By the 1980s the format had become remarkably stable; the cover would feature the boxtop art from one of Avalon Hill's games; The Avalon Hill Philosophy would contain industry news from the editor (though generally not mentioning games by other companies), a set of articles would contain variants for games, historical background to games, or game tactics/strategy discussions. The format by this time was 60 pages. A contest in each issue would focus on one particular game in the AH line, and the answer to a previous contest would appear. Each issue also had "So That's What You've Been Playing" showing statistics of mail in surveys included in each issue, where players rated the Avalon Hill (and later, Victory Games, the sister company to AH) titles they had been playing according to frequency. A Reader's Buyers Guide rated games on overall value, components, complexity, completeness, playability, availability, and game length (again, based the bi-monthly surveys). "The Infiltrator's Report" featured news on games in the Avalon Hill pipeline as well as industry news. The magazine would also contain full page advertisements for Avalon Hill Games (and for a brief period, a pull out section called "The Victory Games Insider" would feature news and information on Victory Games products). "The Question Box" would feature questions and answers previously received regarding rules of various Avalon Hill Games which would be published to clarify game playing procedures. Sports and Computer Games had their own sections, though the meat and potatoes of Avalon Hill's line were the board wargames. Certain flagship games would have semi-regular feature columns, such as Diplomacy's "The Complete Diplomat" or Advanced Squad Leader's "ASL Clinic".

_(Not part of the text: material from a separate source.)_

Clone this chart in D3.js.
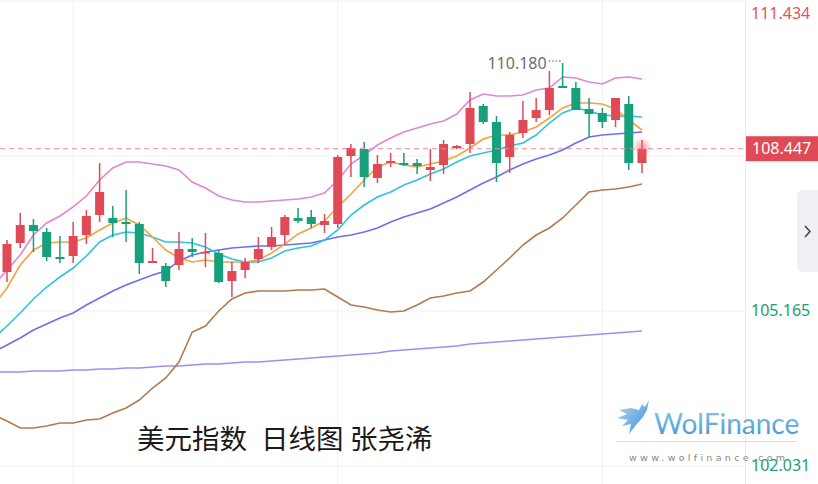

Under Tucker's editorship, the magazine underwent a facelift and positioned itself in the center of the boardgaming hobby by acknowledging the wider hobby with reviews of competing company games and the expanding computer gaming market. Through surveys, marketing through retail bookstores, and a better understanding the interests of its core following, the magazine turned around previous declining subscription trends, with a 25% increase in subscriptions in two years.

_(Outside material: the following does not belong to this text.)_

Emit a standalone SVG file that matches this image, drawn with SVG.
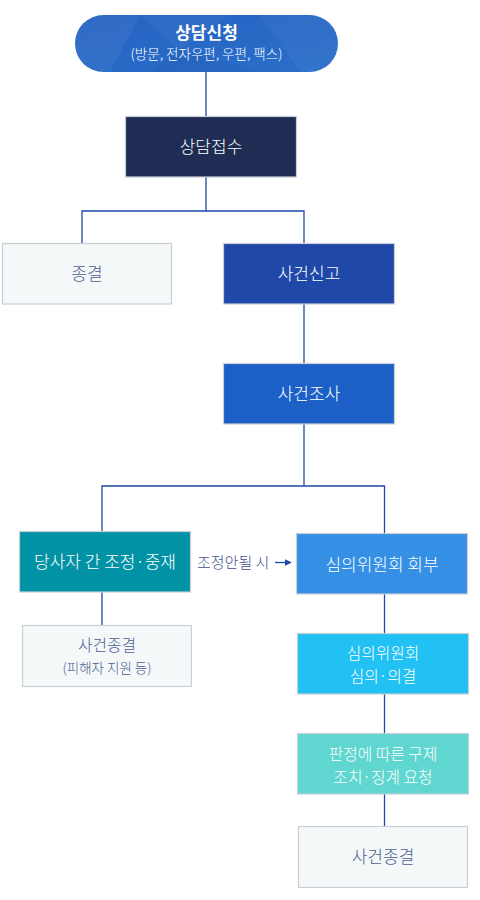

The General ceased publication in the wake of the Avalon Hill buyout by Hasbro in 1998. The last issue was Volume 32, Number 3. Hasbro briefly toyed with the idea of having another of its subsidiaries, Wizards of the Coast, operate the magazine, but couldn't make a business case for it before Tucker moved on to become the editor of C3i magazine for GMT Games.

==Successors==
Operations Magazine by Multi-Man Publishing considers itself a direct descendant; editor Bruce Monnin's first issue (No. 46, Fall 2004) carried the following message:

On the MMP website, when describing Operations, it states, "The content of the magazine will slowly evolve to include other MMP games and will eventually become to MMP what The General was to The Avalon Hill Game Company."

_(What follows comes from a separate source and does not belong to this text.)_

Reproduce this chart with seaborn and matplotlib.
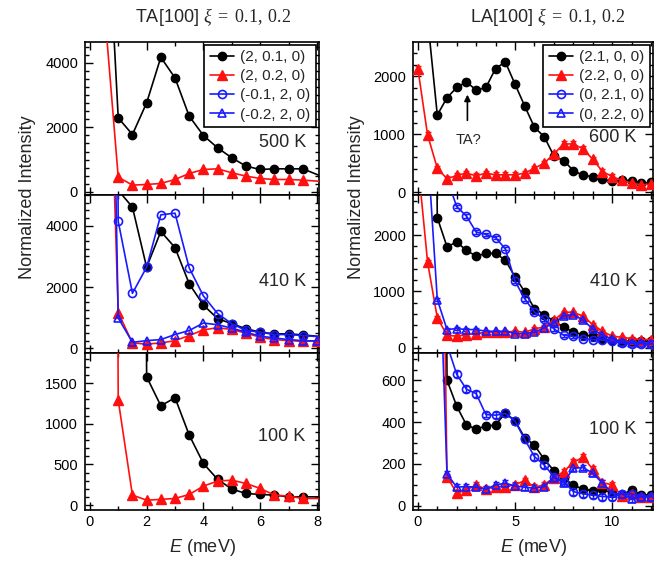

Multi-Man Publishing has the rights to several important former AH games, including Advanced Squad Leader . Operations Magazine ceased publications in 2010 (its last full regular issue was in 2008), replaced in 2011 with Special Ops magazine.

==Reviews==
The British wargame magazine Perfidious Albion (est. 1976) often included summaries and opinions on recent issues of The General (and other magazines); for example PA issue #8 (August 1976) leaf #12, includes information about The General issue May-June 1976. Similar information can be found in issue numbers 6,14,16,18,19,21,25,28,29,30, 33, 35, 37, 39, 44, 45, 46, 47, 48. 49 and 50. Back issue archives are available online.